- [INSTRUCTIONS FOR THE TASK]:
Write out the material exactly. Do not include the pictures.

- [SOURCE EXCERPT]:
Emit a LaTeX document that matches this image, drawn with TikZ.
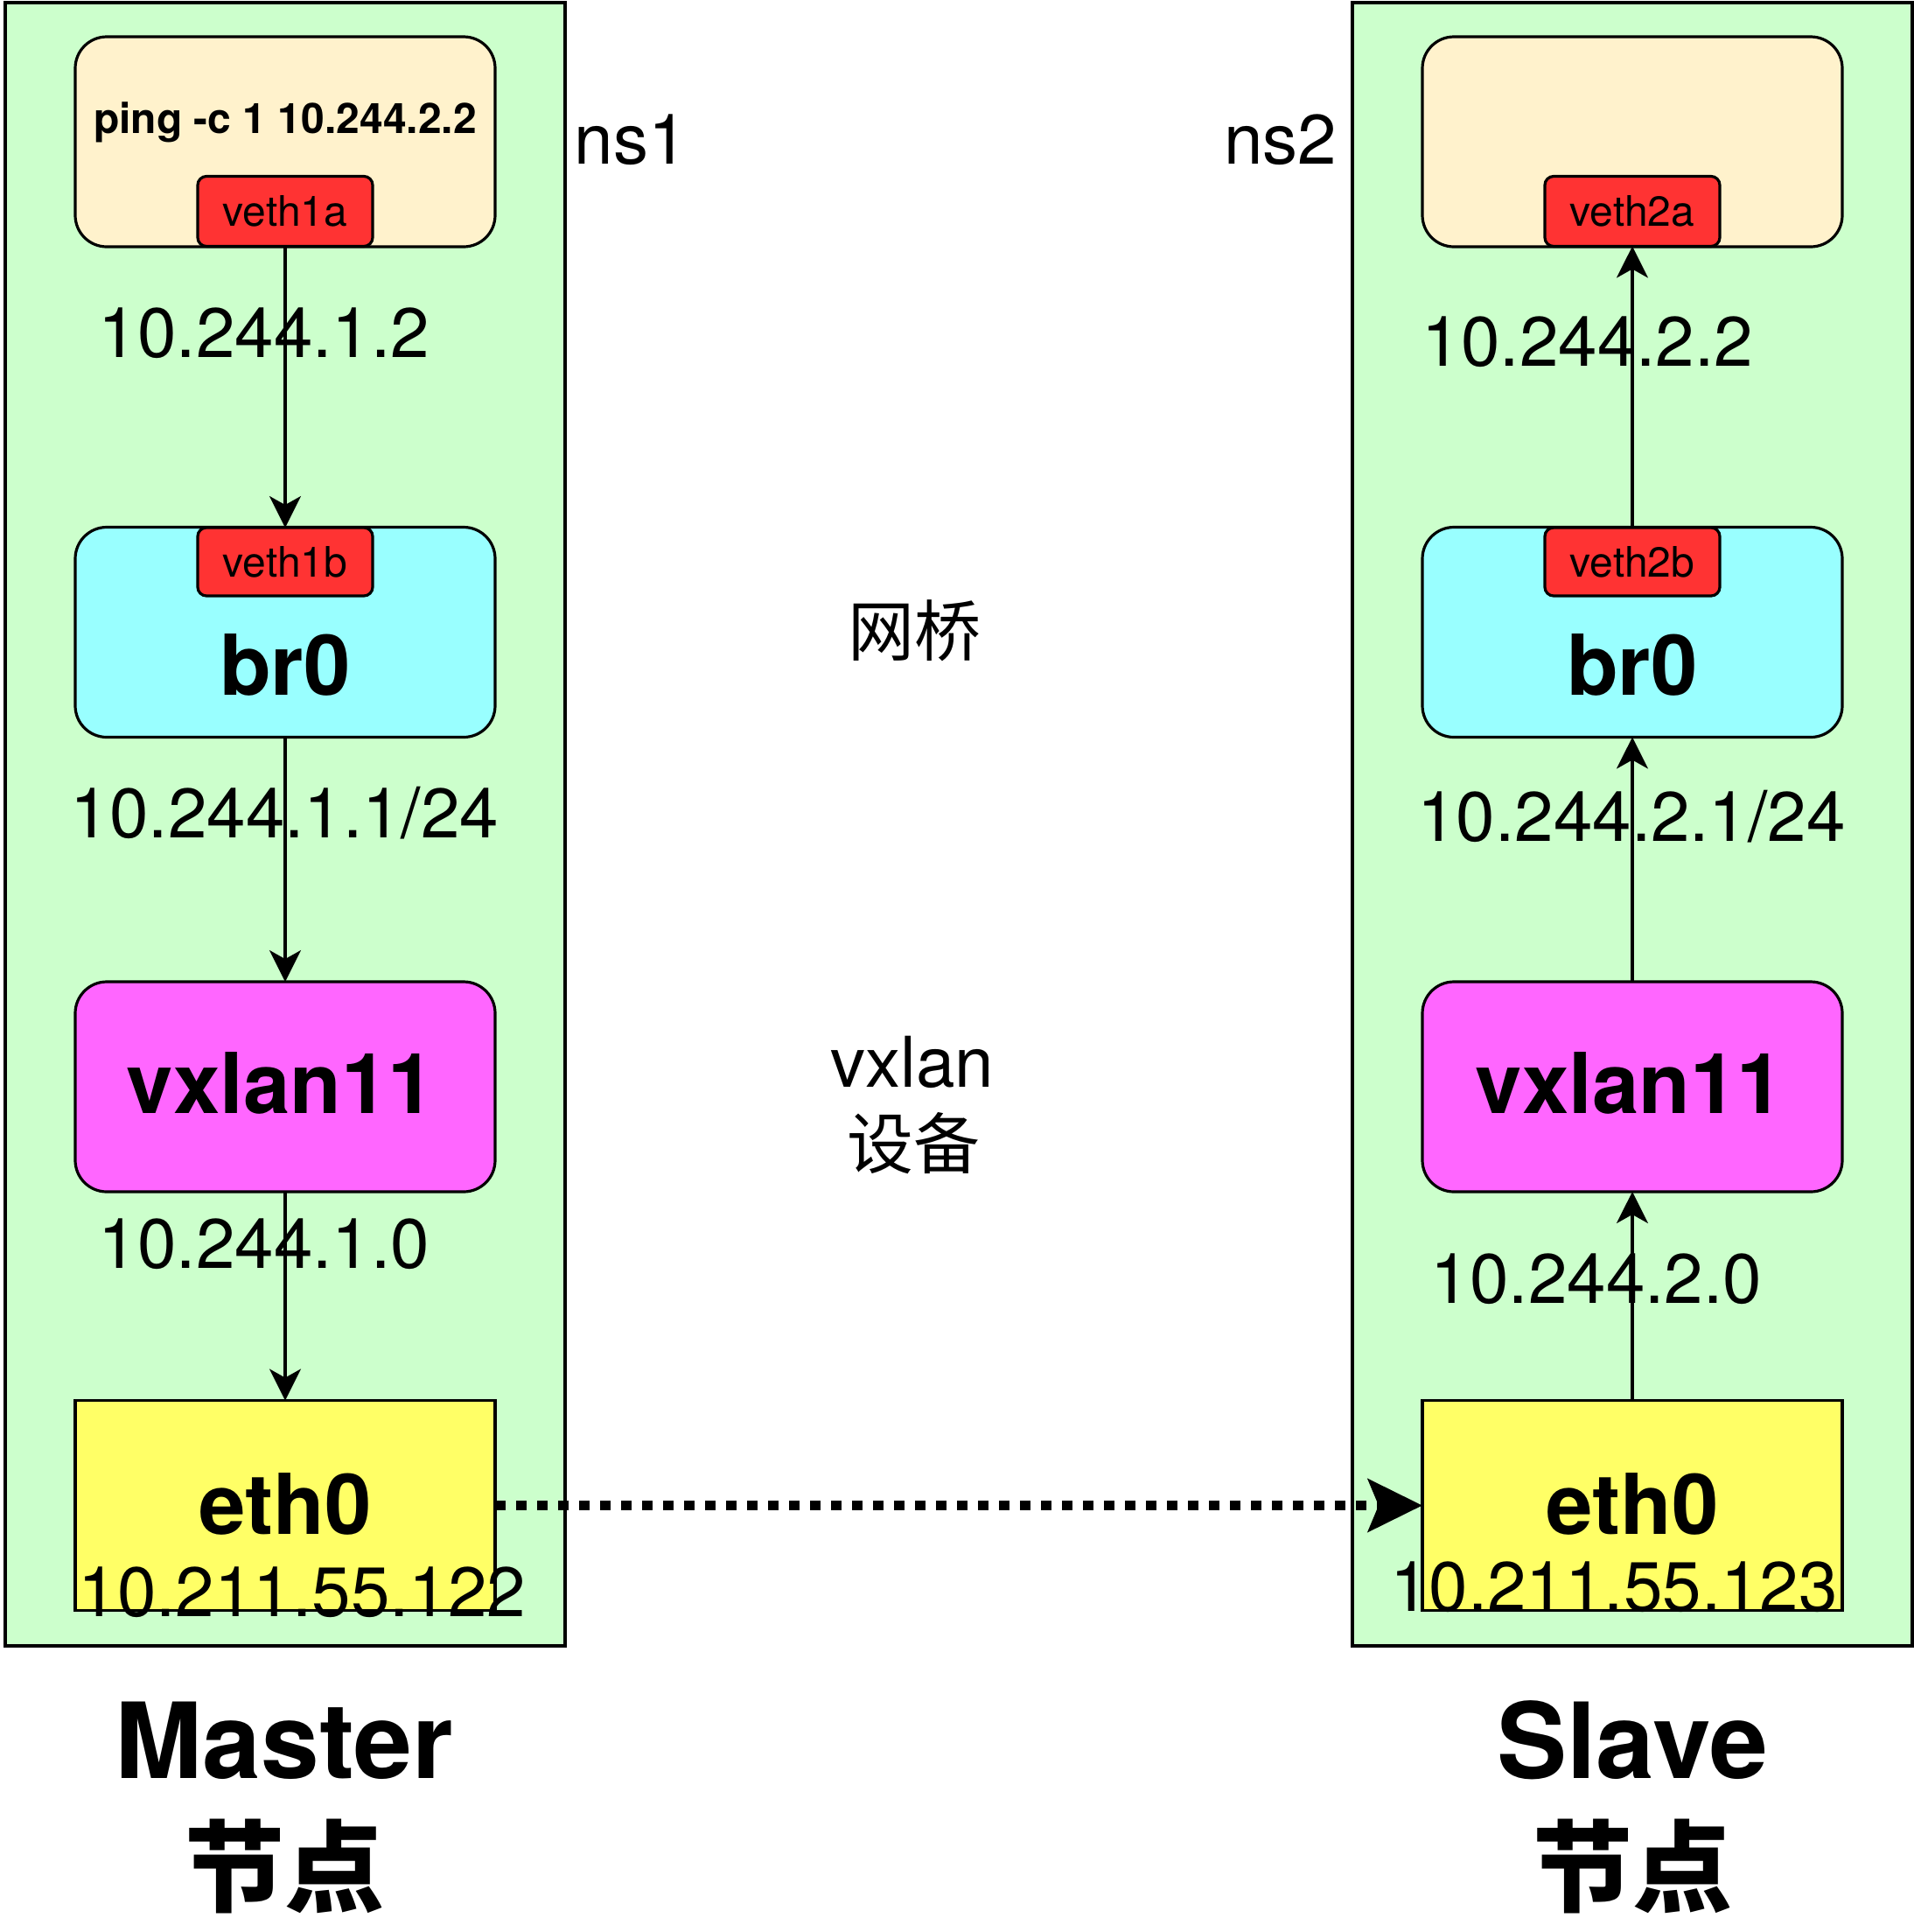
\documentclass[tikz,border=0pt]{standalone}
\usepackage{fontspec}
\setmainfont{TeX Gyre Heros}
\newfontfamily\cjk{Noto Sans CJK SC}
\usetikzlibrary{arrows.meta}

\definecolor{panelgreen}{HTML}{CCFFCC}
\definecolor{nscream}{HTML}{FFF2CC}
\definecolor{brcyan}{HTML}{99FFFF}
\definecolor{vxmagenta}{HTML}{FF66FF}
\definecolor{ethyellow}{HTML}{FFFF66}
\definecolor{vethred}{HTML}{FF3333}

\begin{document}
\begin{tikzpicture}[x=0.5pt,y=-0.5pt,
  panel/.style={draw, line width=2pt, fill=panelgreen, inner sep=0pt, outer sep=0pt,
    minimum width=320pt, minimum height=939pt},
  dev/.style={draw, line width=1.6pt, inner sep=0pt, outer sep=0pt,
    minimum width=240pt, minimum height=120pt},
  podns/.style={dev, fill=nscream, rounded corners=18pt},
  bridge/.style={dev, fill=brcyan, rounded corners=18pt},
  vtep/.style={dev, fill=vxmagenta, rounded corners=18pt},
  nic/.style={dev, fill=ethyellow},
  vethport/.style={draw, line width=1.6pt, fill=vethred, rounded corners=5pt,
    inner sep=0pt, outer sep=0pt, minimum width=100pt, minimum height=40pt,
    font=\fontsize{24}{28}\selectfont},
  podcmd/.style={anchor=base, inner sep=0pt, font=\fontsize{24}{28}\selectfont\bfseries},
  addr/.style={anchor=base, inner sep=0pt, font=\fontsize{40}{48}\selectfont},
  devname/.style={anchor=base, inner sep=0pt, font=\fontsize{48}{57}\selectfont\bfseries},
  note/.style={inner sep=0pt, font=\cjk\fontsize{38}{46}\selectfont},
  hostname/.style={anchor=base, inner sep=0pt, font=\fontsize{60}{72}\selectfont\bfseries},
  hostlabel/.style={inner sep=0pt, font=\cjk\fontsize{57}{68}\selectfont\bfseries},
  flow/.style={line width=1.6pt, -{Stealth[length=18pt,width=18pt,inset=5pt]}},
  tunnel/.style={line width=5.5pt, dash pattern=on 6pt off 6pt,
    -{Stealth[length=31pt,width=30pt,inset=6pt]}},
]
\useasboundingbox (0,0) rectangle (2188,2208);
\fill[white] (0,0) rectangle (2188,2208);

% host panels
\node[panel] (master) at (326,942) {};
\node[panel] (slave) at (1865.5,942) {};

% Master host devices
\node[podns]  (ns1box) at (326,162) {};
\node[bridge] (br1)    at (326,722.5) {};
\node[vtep]   (vx1)    at (326,1242) {};
\node[nic]    (eth1)   at (326,1720.5) {};
\node[vethport] (v1a) at (326,241.5) {veth1a};
\node[vethport, minimum height=39pt] (v1b) at (326,642) {veth1b};

% Slave host devices
\node[podns]  (ns2box) at (1866,162) {};
\node[bridge] (br2)    at (1866,722.5) {};
\node[vtep]   (vx2)    at (1866,1242) {};
\node[nic]    (eth2)   at (1866,1720.5) {};
\node[vethport] (v2a) at (1866,241.5) {veth2a};
\node[vethport, minimum height=39pt] (v2b) at (1866,642) {veth2b};

% packet path
\draw[flow] (v1a.south) -- (v1b.north);
\draw[flow] (br1.south) -- (vx1.north);
\draw[flow] (vx1.south) -- (eth1.north);
\draw[flow] (eth2.north) -- (vx2.south);
\draw[flow] (vx2.north) -- (br2.south);
\draw[flow] (v2b.north) -- (v2a.south);
\draw[tunnel] (eth1.east) -- (eth2.west);

% Master labels
\node[podcmd]  (cmd)    at (326,152)   {ping -c 1 10.244.2.2};
\node[addr]    (ip1a)   at (302,408)   {10.244.1.2};
\node[devname] (br1n)   at (326,794)   {br0};
\node[addr]    (ip1br)  at (325.5,957) {10.244.1.1/24};
\node[devname] (vx1n)   at (321,1272)  {vxlan11};
\node[addr]    (ip1vx)  at (302,1449)  {10.244.1.0};
\node[devname] (eth1n)  at (326,1753)  {eth0};
\node[addr]    (ip1eth) at (345.5,1847) {10.211.55.122};
\node[hostname]  (mname) at (325,2032) {Master};
\node[hostlabel] (mnode) at (325,2133) {节点};

% Slave labels
\node[addr]    (ip2a)   at (1815,418)  {10.244.2.2};
\node[devname] (br2n)   at (1866,794)  {br0};
\node[addr]    (ip2br)  at (1865,961)  {10.244.2.1/24};
\node[devname] (vx2n)   at (1863,1272) {vxlan11};
\node[addr]    (ip2vx)  at (1825,1489) {10.244.2.0};
\node[devname] (eth2n)  at (1866,1753) {eth0};
\node[addr]    (ip2eth) at (1845,1841) {10.211.55.123};
\node[hostname]  (sname) at (1866,2032) {Slave};
\node[hostlabel] (snode) at (1866,2133) {节点};

% namespace and legend labels
\node[addr] (ns1) at (721,187)    {ns1};
\node[addr] (ns2) at (1463.5,187) {ns2};
\node[note] (brnote) at (1045,721) {网桥};
\node[addr] (vxnote) at (1043,1242) {vxlan};
\node[note] (vxnote2) at (1044,1307) {设备};
\end{tikzpicture}
\end{document}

- [ANSWER TO THE TASK]:
Emit a LaTeX document that matches this image, drawn with TikZ.
\documentclass[tikz,border=0pt]{standalone}
\usepackage{fontspec}
\setmainfont{TeX Gyre Heros}
\newfontfamily\cjk{Noto Sans CJK SC}
\usetikzlibrary{arrows.meta}

\definecolor{panelgreen}{HTML}{CCFFCC}
\definecolor{nscream}{HTML}{FFF2CC}
\definecolor{brcyan}{HTML}{99FFFF}
\definecolor{vxmagenta}{HTML}{FF66FF}
\definecolor{ethyellow}{HTML}{FFFF66}
\definecolor{vethred}{HTML}{FF3333}

\begin{document}
\begin{tikzpicture}[x=0.5pt,y=-0.5pt,
  panel/.style={draw, line width=2pt, fill=panelgreen, inner sep=0pt, outer sep=0pt,
    minimum width=320pt, minimum height=939pt},
  dev/.style={draw, line width=1.6pt, inner sep=0pt, outer sep=0pt,
    minimum width=240pt, minimum height=120pt},
  podns/.style={dev, fill=nscream, rounded corners=18pt},
  bridge/.style={dev, fill=brcyan, rounded corners=18pt},
  vtep/.style={dev, fill=vxmagenta, rounded corners=18pt},
  nic/.style={dev, fill=ethyellow},
  vethport/.style={draw, line width=1.6pt, fill=vethred, rounded corners=5pt,
    inner sep=0pt, outer sep=0pt, minimum width=100pt, minimum height=40pt,
    font=\fontsize{24}{28}\selectfont},
  podcmd/.style={anchor=base, inner sep=0pt, font=\fontsize{24}{28}\selectfont\bfseries},
  addr/.style={anchor=base, inner sep=0pt, font=\fontsize{40}{48}\selectfont},
  devname/.style={anchor=base, inner sep=0pt, font=\fontsize{48}{57}\selectfont\bfseries},
  note/.style={inner sep=0pt, font=\cjk\fontsize{38}{46}\selectfont},
  hostname/.style={anchor=base, inner sep=0pt, font=\fontsize{60}{72}\selectfont\bfseries},
  hostlabel/.style={inner sep=0pt, font=\cjk\fontsize{57}{68}\selectfont\bfseries},
  flow/.style={line width=1.6pt, -{Stealth[length=18pt,width=18pt,inset=5pt]}},
  tunnel/.style={line width=5.5pt, dash pattern=on 6pt off 6pt,
    -{Stealth[length=31pt,width=30pt,inset=6pt]}},
]
\useasboundingbox (0,0) rectangle (2188,2208);
\fill[white] (0,0) rectangle (2188,2208);

% host panels
\node[panel] (master) at (326,942) {};
\node[panel] (slave) at (1865.5,942) {};

% Master host devices
\node[podns]  (ns1box) at (326,162) {};
\node[bridge] (br1)    at (326,722.5) {};
\node[vtep]   (vx1)    at (326,1242) {};
\node[nic]    (eth1)   at (326,1720.5) {};
\node[vethport] (v1a) at (326,241.5) {veth1a};
\node[vethport, minimum height=39pt] (v1b) at (326,642) {veth1b};

% Slave host devices
\node[podns]  (ns2box) at (1866,162) {};
\node[bridge] (br2)    at (1866,722.5) {};
\node[vtep]   (vx2)    at (1866,1242) {};
\node[nic]    (eth2)   at (1866,1720.5) {};
\node[vethport] (v2a) at (1866,241.5) {veth2a};
\node[vethport, minimum height=39pt] (v2b) at (1866,642) {veth2b};

% packet path
\draw[flow] (v1a.south) -- (v1b.north);
\draw[flow] (br1.south) -- (vx1.north);
\draw[flow] (vx1.south) -- (eth1.north);
\draw[flow] (eth2.north) -- (vx2.south);
\draw[flow] (vx2.north) -- (br2.south);
\draw[flow] (v2b.north) -- (v2a.south);
\draw[tunnel] (eth1.east) -- (eth2.west);

% Master labels
\node[podcmd]  (cmd)    at (326,152)   {ping -c 1 10.244.2.2};
\node[addr]    (ip1a)   at (302,408)   {10.244.1.2};
\node[devname] (br1n)   at (326,794)   {br0};
\node[addr]    (ip1br)  at (325.5,957) {10.244.1.1/24};
\node[devname] (vx1n)   at (321,1272)  {vxlan11};
\node[addr]    (ip1vx)  at (302,1449)  {10.244.1.0};
\node[devname] (eth1n)  at (326,1753)  {eth0};
\node[addr]    (ip1eth) at (345.5,1847) {10.211.55.122};
\node[hostname]  (mname) at (325,2032) {Master};
\node[hostlabel] (mnode) at (325,2133) {节点};

% Slave labels
\node[addr]    (ip2a)   at (1815,418)  {10.244.2.2};
\node[devname] (br2n)   at (1866,794)  {br0};
\node[addr]    (ip2br)  at (1865,961)  {10.244.2.1/24};
\node[devname] (vx2n)   at (1863,1272) {vxlan11};
\node[addr]    (ip2vx)  at (1825,1489) {10.244.2.0};
\node[devname] (eth2n)  at (1866,1753) {eth0};
\node[addr]    (ip2eth) at (1845,1841) {10.211.55.123};
\node[hostname]  (sname) at (1866,2032) {Slave};
\node[hostlabel] (snode) at (1866,2133) {节点};

% namespace and legend labels
\node[addr] (ns1) at (721,187)    {ns1};
\node[addr] (ns2) at (1463.5,187) {ns2};
\node[note] (brnote) at (1045,721) {网桥};
\node[addr] (vxnote) at (1043,1242) {vxlan};
\node[note] (vxnote2) at (1044,1307) {设备};
\end{tikzpicture}
\end{document}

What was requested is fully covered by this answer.